* **Your instructions**
Count how many lines hold the string "this", and give only that number.

* **Material to process**

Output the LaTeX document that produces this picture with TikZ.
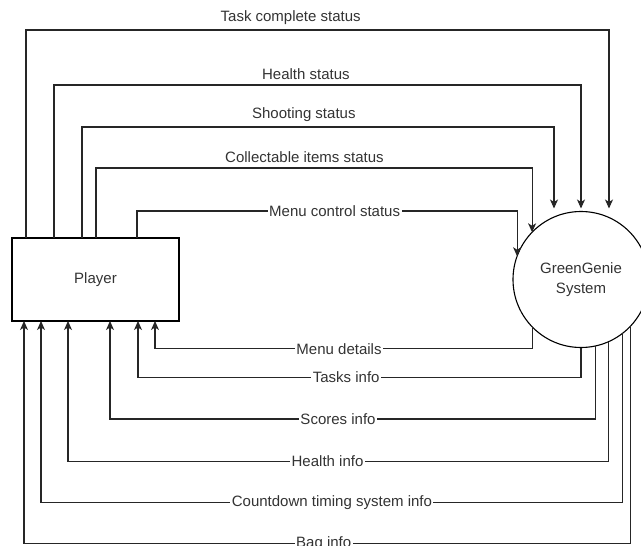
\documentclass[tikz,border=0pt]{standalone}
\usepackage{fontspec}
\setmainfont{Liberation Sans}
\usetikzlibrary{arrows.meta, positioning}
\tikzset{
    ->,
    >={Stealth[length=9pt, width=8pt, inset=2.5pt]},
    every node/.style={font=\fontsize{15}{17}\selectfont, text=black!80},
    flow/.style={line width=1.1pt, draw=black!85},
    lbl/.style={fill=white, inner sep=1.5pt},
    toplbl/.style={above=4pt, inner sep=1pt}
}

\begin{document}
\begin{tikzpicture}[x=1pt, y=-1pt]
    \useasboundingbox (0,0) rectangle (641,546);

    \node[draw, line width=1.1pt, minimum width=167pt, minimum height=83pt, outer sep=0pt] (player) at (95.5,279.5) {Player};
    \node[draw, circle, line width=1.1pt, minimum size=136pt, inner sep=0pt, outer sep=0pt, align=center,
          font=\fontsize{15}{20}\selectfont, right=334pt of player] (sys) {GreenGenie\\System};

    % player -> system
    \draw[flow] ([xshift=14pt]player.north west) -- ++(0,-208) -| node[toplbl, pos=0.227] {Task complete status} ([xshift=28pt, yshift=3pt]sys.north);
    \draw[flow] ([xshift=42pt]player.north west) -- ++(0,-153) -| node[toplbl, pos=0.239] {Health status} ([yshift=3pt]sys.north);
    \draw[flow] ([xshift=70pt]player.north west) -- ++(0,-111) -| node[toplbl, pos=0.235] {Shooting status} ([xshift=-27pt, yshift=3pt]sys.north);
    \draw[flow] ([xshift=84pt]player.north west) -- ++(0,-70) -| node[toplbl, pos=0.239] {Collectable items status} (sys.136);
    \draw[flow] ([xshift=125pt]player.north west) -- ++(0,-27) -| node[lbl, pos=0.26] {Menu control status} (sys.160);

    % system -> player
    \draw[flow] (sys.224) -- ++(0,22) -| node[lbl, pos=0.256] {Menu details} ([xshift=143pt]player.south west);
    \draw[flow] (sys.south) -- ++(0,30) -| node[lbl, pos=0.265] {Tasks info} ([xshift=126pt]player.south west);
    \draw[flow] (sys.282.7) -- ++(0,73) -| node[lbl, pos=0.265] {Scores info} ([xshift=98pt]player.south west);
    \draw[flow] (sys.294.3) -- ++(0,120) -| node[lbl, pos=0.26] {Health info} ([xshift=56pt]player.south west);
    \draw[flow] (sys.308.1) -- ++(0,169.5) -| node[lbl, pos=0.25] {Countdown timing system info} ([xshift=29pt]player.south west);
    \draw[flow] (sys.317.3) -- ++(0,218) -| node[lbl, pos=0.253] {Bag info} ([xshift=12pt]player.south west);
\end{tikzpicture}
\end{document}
* * *
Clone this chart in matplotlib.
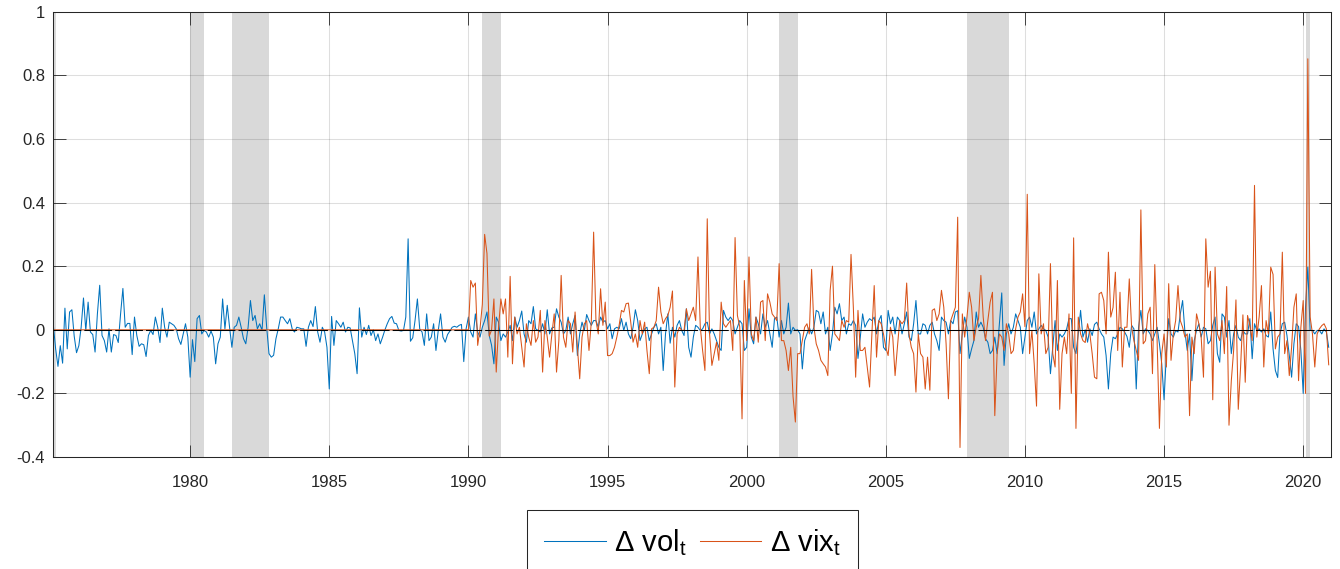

* **Problem solution**
2